Example Scenario: The suburban “Sponge”

Imagine a typical suburban yard of about 5,000 square feet (465 square meters). The house has a 1,500 square foot (140 square meter) roof. In a region that gets 20 inches (500 mm) of rain a year, that roof alone sheds nearly 19,000 gallons (72,000 liters) of water.

The gardener decides to disconnect two downspouts. Instead of letting that water run down the driveway, they dig a series of three shallow basins, each 6 inches (15 cm) deep and 4 feet (1.2 meters) wide, connected by a rock-lined swale.

In the first basin, which gets the most water, they plant moisture-lovers like Elderberry or Willow. The overflow travels to the second basin, where they plant fruit trees on the berms and Comfrey in the bottom. By the time the water reaches the third basin, most of it has soaked in. The gardener hasn’t bought a single tank; they have simply moved the water from the roof into the “underground tank” of their soil.

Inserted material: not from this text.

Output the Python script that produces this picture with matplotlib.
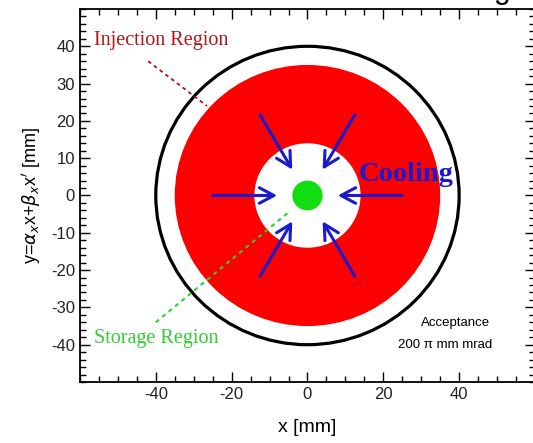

Within two years, the trees are flourishing without any supplemental water, even during the dry August heat.

Final Thoughts

Transforming your garden into a living sponge is a journey of observation. It requires you to put on your raincoat, go out into the storm, and see where the water is trying to go. There is a deep satisfaction in seeing a muddy torrent turn into a gentle, soaking pool that you know will sustain your garden for the months to come.

This practice is more than just a way to save money; it is a way to rebuild the broken water cycles of our neighborhoods. When we hold rain on our land, we reduce the pressure on city storm drains and help prevent the pollution of our local creeks and rivers.

I encourage you to grab a shovel and find a level line. Start with a single basin. Watch the water. Once you see the soil drink its fill and your plants respond with vigorous, deep-green growth, you will never look at a rain cloud the same way again. It isn’t just weather; it is your garden’s future, falling right from the sky.